Given request: Gather all lines from the material that contain "React".

Material for the task:
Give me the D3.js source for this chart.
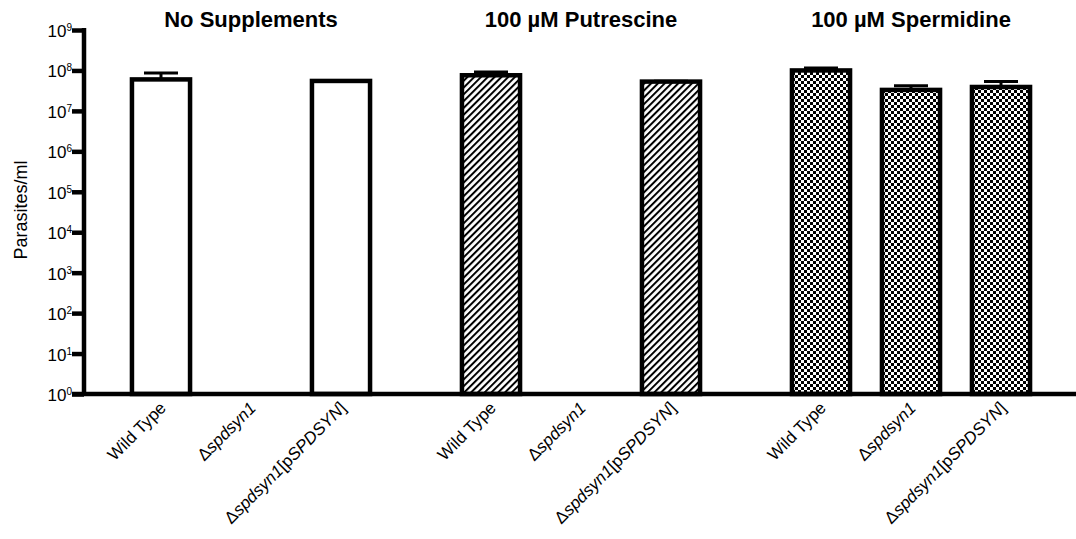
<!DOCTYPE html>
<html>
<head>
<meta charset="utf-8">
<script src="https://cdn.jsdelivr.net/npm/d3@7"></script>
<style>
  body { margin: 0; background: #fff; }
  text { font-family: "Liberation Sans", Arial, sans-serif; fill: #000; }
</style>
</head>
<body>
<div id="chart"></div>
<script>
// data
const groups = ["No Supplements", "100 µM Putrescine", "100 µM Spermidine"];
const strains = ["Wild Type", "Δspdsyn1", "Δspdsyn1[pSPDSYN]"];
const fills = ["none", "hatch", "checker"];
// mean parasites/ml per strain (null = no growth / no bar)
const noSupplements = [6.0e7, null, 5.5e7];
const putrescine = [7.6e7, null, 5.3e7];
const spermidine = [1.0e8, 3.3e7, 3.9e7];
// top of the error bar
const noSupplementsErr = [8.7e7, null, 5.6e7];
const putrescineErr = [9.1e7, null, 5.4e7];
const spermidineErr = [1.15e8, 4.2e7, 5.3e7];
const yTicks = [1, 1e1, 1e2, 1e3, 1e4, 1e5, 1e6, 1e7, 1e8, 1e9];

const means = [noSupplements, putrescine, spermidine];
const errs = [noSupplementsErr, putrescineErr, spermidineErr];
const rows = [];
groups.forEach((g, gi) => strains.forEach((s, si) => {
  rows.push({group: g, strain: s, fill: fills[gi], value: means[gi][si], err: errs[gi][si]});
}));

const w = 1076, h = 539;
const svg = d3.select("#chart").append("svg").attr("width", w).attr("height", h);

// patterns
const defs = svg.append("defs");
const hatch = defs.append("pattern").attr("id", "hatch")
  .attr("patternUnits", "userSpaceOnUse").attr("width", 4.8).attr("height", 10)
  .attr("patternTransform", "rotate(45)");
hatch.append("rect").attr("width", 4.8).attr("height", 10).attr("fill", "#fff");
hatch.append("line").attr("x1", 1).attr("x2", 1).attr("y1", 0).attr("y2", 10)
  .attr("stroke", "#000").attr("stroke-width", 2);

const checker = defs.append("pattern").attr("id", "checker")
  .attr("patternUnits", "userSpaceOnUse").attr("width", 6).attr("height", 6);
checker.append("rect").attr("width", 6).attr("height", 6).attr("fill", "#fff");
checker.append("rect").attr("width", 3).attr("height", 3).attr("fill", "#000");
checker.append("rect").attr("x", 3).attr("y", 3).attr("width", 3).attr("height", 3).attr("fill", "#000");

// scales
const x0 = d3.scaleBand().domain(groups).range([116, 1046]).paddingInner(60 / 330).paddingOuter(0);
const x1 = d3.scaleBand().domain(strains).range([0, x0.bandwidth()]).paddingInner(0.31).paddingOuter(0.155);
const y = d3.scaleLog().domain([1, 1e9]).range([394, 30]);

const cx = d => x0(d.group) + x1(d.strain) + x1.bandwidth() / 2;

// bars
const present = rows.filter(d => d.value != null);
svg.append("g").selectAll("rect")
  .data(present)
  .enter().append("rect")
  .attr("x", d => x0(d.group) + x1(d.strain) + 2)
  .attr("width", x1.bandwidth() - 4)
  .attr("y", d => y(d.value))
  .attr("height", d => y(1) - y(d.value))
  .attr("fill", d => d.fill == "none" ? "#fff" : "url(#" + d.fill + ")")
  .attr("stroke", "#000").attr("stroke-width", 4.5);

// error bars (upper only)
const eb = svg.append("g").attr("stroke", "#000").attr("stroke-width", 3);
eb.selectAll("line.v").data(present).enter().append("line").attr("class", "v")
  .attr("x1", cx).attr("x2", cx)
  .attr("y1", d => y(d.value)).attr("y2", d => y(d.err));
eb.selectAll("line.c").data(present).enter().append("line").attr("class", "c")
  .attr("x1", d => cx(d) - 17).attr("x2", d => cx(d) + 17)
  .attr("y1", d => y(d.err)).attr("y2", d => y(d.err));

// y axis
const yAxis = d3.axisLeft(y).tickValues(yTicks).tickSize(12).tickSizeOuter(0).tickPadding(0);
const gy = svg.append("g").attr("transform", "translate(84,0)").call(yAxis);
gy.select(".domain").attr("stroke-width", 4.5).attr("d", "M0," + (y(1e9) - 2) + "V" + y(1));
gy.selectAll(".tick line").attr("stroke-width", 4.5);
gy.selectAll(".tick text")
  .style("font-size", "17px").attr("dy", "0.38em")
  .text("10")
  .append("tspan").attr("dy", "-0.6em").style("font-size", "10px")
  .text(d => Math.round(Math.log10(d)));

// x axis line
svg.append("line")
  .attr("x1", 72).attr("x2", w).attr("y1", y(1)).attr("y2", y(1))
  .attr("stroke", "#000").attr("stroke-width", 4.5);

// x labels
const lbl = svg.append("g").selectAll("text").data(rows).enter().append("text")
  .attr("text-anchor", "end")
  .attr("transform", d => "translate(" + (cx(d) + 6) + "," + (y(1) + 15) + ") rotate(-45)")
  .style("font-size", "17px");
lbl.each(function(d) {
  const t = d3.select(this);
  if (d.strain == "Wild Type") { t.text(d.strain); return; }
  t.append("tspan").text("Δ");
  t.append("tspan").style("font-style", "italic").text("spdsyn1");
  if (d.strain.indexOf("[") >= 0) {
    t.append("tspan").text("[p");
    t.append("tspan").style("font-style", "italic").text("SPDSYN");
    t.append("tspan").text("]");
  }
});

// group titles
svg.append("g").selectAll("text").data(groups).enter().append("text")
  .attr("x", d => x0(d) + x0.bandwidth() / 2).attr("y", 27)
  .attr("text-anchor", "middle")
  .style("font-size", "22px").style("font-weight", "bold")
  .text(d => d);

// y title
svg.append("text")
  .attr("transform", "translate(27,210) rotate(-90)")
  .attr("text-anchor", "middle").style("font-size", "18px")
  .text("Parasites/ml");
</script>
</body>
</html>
--
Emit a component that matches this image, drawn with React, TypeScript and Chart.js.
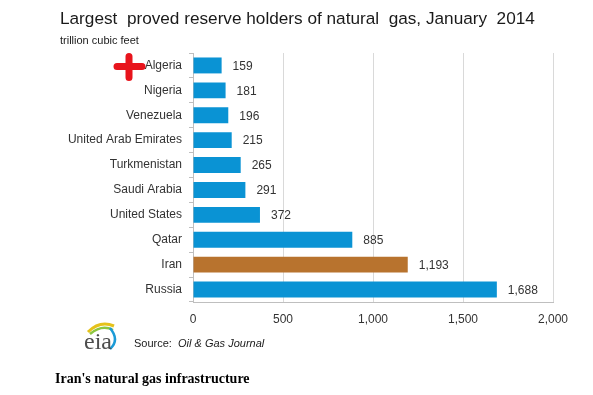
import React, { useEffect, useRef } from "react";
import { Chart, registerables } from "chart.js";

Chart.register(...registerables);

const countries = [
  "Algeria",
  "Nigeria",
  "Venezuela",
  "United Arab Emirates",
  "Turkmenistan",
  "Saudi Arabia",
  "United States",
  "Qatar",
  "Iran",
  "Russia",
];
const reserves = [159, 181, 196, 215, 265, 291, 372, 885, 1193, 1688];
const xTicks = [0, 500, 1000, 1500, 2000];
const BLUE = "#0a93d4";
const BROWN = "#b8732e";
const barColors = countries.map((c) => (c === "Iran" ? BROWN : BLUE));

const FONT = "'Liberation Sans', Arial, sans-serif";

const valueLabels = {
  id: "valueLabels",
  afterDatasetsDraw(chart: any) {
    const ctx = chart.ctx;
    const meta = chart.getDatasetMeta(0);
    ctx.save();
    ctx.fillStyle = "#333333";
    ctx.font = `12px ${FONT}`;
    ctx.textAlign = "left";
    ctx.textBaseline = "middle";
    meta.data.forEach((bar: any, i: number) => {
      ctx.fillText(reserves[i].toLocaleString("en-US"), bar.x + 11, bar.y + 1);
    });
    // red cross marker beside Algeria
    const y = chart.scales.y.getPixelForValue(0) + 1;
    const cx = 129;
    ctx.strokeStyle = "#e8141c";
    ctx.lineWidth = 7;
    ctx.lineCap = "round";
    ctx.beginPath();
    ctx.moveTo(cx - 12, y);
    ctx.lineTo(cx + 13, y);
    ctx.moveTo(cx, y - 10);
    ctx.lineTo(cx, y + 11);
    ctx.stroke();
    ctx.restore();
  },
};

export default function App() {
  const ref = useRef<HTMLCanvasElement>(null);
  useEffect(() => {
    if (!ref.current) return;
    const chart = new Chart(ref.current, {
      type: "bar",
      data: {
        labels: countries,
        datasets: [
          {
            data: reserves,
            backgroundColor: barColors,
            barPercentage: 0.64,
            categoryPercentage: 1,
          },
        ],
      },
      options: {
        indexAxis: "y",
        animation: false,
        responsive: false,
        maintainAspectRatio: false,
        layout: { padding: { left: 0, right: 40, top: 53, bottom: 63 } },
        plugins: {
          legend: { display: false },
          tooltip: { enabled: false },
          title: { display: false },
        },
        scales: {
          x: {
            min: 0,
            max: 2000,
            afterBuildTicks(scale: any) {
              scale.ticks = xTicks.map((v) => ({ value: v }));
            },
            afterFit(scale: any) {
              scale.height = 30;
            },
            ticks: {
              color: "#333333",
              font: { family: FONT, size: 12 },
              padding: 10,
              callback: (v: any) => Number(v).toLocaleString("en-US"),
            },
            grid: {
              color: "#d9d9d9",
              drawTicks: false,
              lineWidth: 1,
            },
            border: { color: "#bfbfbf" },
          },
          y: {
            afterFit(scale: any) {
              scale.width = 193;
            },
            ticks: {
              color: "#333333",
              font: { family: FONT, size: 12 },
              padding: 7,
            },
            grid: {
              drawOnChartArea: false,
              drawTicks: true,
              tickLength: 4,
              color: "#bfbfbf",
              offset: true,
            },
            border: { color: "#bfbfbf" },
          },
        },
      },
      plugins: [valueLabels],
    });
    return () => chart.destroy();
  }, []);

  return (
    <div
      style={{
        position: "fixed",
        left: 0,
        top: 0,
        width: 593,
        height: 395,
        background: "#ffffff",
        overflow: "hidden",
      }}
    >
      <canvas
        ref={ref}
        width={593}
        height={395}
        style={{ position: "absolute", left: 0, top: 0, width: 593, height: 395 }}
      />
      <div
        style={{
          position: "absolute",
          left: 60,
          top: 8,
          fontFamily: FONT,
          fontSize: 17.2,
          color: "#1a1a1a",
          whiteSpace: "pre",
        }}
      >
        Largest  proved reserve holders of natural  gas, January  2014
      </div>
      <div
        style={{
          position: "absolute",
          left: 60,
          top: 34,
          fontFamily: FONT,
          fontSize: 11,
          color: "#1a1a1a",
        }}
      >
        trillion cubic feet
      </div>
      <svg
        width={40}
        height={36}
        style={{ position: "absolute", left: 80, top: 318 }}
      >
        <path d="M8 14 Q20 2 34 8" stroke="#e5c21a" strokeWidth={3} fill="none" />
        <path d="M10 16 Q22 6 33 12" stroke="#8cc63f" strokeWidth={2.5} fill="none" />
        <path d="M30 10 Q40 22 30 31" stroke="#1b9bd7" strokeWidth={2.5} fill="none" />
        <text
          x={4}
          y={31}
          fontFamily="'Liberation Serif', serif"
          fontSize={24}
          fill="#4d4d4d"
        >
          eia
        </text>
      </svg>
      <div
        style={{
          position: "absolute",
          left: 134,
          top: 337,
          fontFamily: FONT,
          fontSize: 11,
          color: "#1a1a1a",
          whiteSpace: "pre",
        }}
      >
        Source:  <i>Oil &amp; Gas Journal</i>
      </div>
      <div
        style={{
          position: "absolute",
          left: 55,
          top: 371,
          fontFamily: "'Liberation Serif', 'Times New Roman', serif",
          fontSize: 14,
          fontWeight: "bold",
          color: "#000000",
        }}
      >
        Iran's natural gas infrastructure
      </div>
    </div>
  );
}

Problem solution:
Emit a component that matches this image, drawn with React, TypeScript and Chart.js.
import React, { useEffect, useRef } from "react";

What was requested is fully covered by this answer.